* TASK REQUIREMENTS *
Repeat every line of the data exactly, but not the pictures.

* SOURCE EXCERPT *
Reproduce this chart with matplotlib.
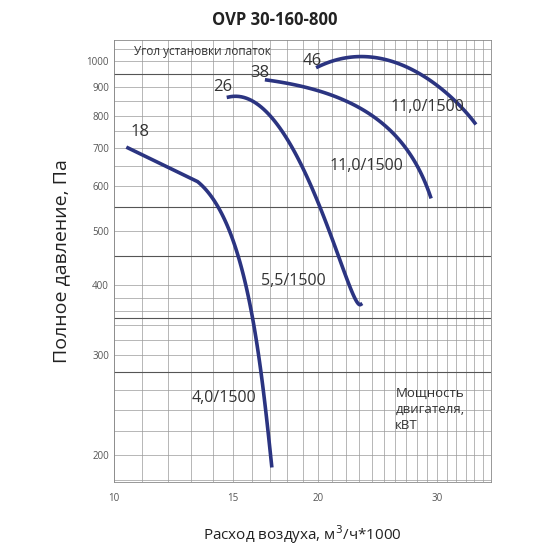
import numpy as np
import matplotlib
matplotlib.use("Agg")
import matplotlib.pyplot as plt
from matplotlib.ticker import FixedLocator, NullFormatter, FixedFormatter

plt.rcParams['font.family'] = ['Open Sans', 'DejaVu Sans']

c18_x = [10.49, 13.3, 14.7, 15.87, 16.5, 17.1]
c18_y = [701, 610, 508, 377, 271, 191]
c26_x = [14.73, 16.98, 18.8, 20.8, 22.3, 23.1]
c26_y = [870, 786, 667, 501, 393, 372]
c38_x = [16.8, 20.6, 24.1, 27.1, 29.3]
c38_y = [925, 877, 796, 695, 574]
c46_x = [20.0, 23.9, 28.3, 31.6, 34.1]
c46_y = [976, 1016, 952, 853, 776]
xticks = [10, 15, 20, 30]
yticks = [200, 300, 400, 500, 600, 700, 800, 900, 1000]

fig = plt.figure(figsize=(5.5, 5.5), dpi=100)
ax = fig.add_axes([0.207, 0.124, 0.686, 0.803])
ax.set_xscale('log'); ax.set_yscale('log')
ax.set_xlim(10, 36); ax.set_ylim(179, 1089)

def smooth(xs, ys, n=80):
    xs = np.log(xs); ys = np.log(ys)
    t = np.linspace(0, 1, len(xs)); tt = np.linspace(0, 1, n)
    deg = min(3, len(xs) - 1)
    px = np.polyfit(t, xs, deg); py = np.polyfit(t, ys, deg)
    return np.exp(np.polyval(px, tt)), np.exp(np.polyval(py, tt))

col = '#2b3481'
for xs, ys in [(c26_x, c26_y), (c38_x, c38_y), (c46_x, c46_y)]:
    sx, sy = smooth(xs, ys)
    ax.plot(sx, sy, color=col, lw=2.6)
sx1, sy1 = smooth(c18_x[1:], c18_y[1:])
ax.plot([c18_x[0]] + list(sx1), [c18_y[0]] + list(sy1), color=col, lw=2.6)

gx = list(range(10, 37))
gy = list(range(180, 400, 20)) + list(range(400, 1090, 50))
for v in gx:
    ax.axvline(v, color='#9a9a9a', lw=0.5, zorder=0)
for v in gy:
    ax.axhline(v, color='#9a9a9a', lw=0.5, zorder=0)
for v in [280, 350, 450, 550, 950]:
    ax.axhline(v, color='#555555', lw=0.8, zorder=0)

ax.xaxis.set_major_locator(FixedLocator(xticks))
ax.xaxis.set_major_formatter(FixedFormatter([str(v) for v in xticks]))
ax.xaxis.set_minor_formatter(NullFormatter())
ax.yaxis.set_major_locator(FixedLocator(yticks))
ax.yaxis.set_major_formatter(FixedFormatter([str(v) for v in yticks]))
ax.yaxis.set_minor_formatter(NullFormatter())
ax.tick_params(which='both', labelsize=7, colors='#555555', length=0)
ax.tick_params(axis='x', pad=8)
for s in ax.spines.values():
    s.set_color('#888888'); s.set_linewidth(0.6)

ax.set_xlabel('Расход воздуха, м$^3$/ч*1000', fontsize=11, color='#222222', labelpad=14)
ax.set_ylabel('Полное давление, Па', fontsize=14, color='#222222', labelpad=12)
fig.text(0.5, 0.955, 'OVP 30-160-800', ha='center', fontsize=12, fontweight='bold', color='#222222')

tk = dict(color='#333333')
ax.text(10.7, 1040, 'Угол установки лопаток', fontsize=8.5, **tk, va='center')
ax.text(10.6, 735, '18', fontsize=12, **tk)
ax.text(14.0, 885, '26', fontsize=12, **tk)
ax.text(15.9, 935, '38', fontsize=12, **tk)
ax.text(19.0, 985, '46', fontsize=12, **tk)
ax.text(25.6, 815, '11,0/1500', fontsize=11.5, **tk)
ax.text(20.8, 640, '11,0/1500', fontsize=11.5, **tk)
ax.text(16.5, 400, '5,5/1500', fontsize=11.5, **tk)
ax.text(13.0, 248, '4,0/1500', fontsize=11.5, **tk)
ax.text(26.0, 222, 'Мощность\nдвигателя,\nкВТ', fontsize=9.5, **tk, linespacing=1.3)

fig.savefig('out.png', dpi=100)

* WRITTEN ANSWER *
Reproduce this chart with matplotlib.
import numpy as np
import matplotlib
matplotlib.use("Agg")
import matplotlib.pyplot as plt
from matplotlib.ticker import FixedLocator, NullFormatter, FixedFormatter

plt.rcParams['font.family'] = ['Open Sans', 'DejaVu Sans']

c18_x = [10.49, 13.3, 14.7, 15.87, 16.5, 17.1]
c18_y = [701, 610, 508, 377, 271, 191]
c26_x = [14.73, 16.98, 18.8, 20.8, 22.3, 23.1]
c26_y = [870, 786, 667, 501, 393, 372]
c38_x = [16.8, 20.6, 24.1, 27.1, 29.3]
c38_y = [925, 877, 796, 695, 574]
c46_x = [20.0, 23.9, 28.3, 31.6, 34.1]
c46_y = [976, 1016, 952, 853, 776]
xticks = [10, 15, 20, 30]
yticks = [200, 300, 400, 500, 600, 700, 800, 900, 1000]

fig = plt.figure(figsize=(5.5, 5.5), dpi=100)
ax = fig.add_axes([0.207, 0.124, 0.686, 0.803])
ax.set_xscale('log'); ax.set_yscale('log')
ax.set_xlim(10, 36); ax.set_ylim(179, 1089)

def smooth(xs, ys, n=80):
    xs = np.log(xs); ys = np.log(ys)
    t = np.linspace(0, 1, len(xs)); tt = np.linspace(0, 1, n)
    deg = min(3, len(xs) - 1)
    px = np.polyfit(t, xs, deg); py = np.polyfit(t, ys, deg)
    return np.exp(np.polyval(px, tt)), np.exp(np.polyval(py, tt))

col = '#2b3481'
for xs, ys in [(c26_x, c26_y), (c38_x, c38_y), (c46_x, c46_y)]:
    sx, sy = smooth(xs, ys)
    ax.plot(sx, sy, color=col, lw=2.6)
sx1, sy1 = smooth(c18_x[1:], c18_y[1:])
ax.plot([c18_x[0]] + list(sx1), [c18_y[0]] + list(sy1), color=col, lw=2.6)

gx = list(range(10, 37))
gy = list(range(180, 400, 20)) + list(range(400, 1090, 50))
for v in gx:
    ax.axvline(v, color='#9a9a9a', lw=0.5, zorder=0)
for v in gy:
    ax.axhline(v, color='#9a9a9a', lw=0.5, zorder=0)
for v in [280, 350, 450, 550, 950]:
    ax.axhline(v, color='#555555', lw=0.8, zorder=0)

ax.xaxis.set_major_locator(FixedLocator(xticks))
ax.xaxis.set_major_formatter(FixedFormatter([str(v) for v in xticks]))
ax.xaxis.set_minor_formatter(NullFormatter())
ax.yaxis.set_major_locator(FixedLocator(yticks))
ax.yaxis.set_major_formatter(FixedFormatter([str(v) for v in yticks]))
ax.yaxis.set_minor_formatter(NullFormatter())
ax.tick_params(which='both', labelsize=7, colors='#555555', length=0)
ax.tick_params(axis='x', pad=8)
for s in ax.spines.values():
    s.set_color('#888888'); s.set_linewidth(0.6)

ax.set_xlabel('Расход воздуха, м$^3$/ч*1000', fontsize=11, color='#222222', labelpad=14)
ax.set_ylabel('Полное давление, Па', fontsize=14, color='#222222', labelpad=12)
fig.text(0.5, 0.955, 'OVP 30-160-800', ha='center', fontsize=12, fontweight='bold', color='#222222')

tk = dict(color='#333333')
ax.text(10.7, 1040, 'Угол установки лопаток', fontsize=8.5, **tk, va='center')
ax.text(10.6, 735, '18', fontsize=12, **tk)
ax.text(14.0, 885, '26', fontsize=12, **tk)
ax.text(15.9, 935, '38', fontsize=12, **tk)
ax.text(19.0, 985, '46', fontsize=12, **tk)
ax.text(25.6, 815, '11,0/1500', fontsize=11.5, **tk)
ax.text(20.8, 640, '11,0/1500', fontsize=11.5, **tk)
ax.text(16.5, 400, '5,5/1500', fontsize=11.5, **tk)
ax.text(13.0, 248, '4,0/1500', fontsize=11.5, **tk)
ax.text(26.0, 222, 'Мощность\nдвигателя,\nкВТ', fontsize=9.5, **tk, linespacing=1.3)

fig.savefig('out.png', dpi=100)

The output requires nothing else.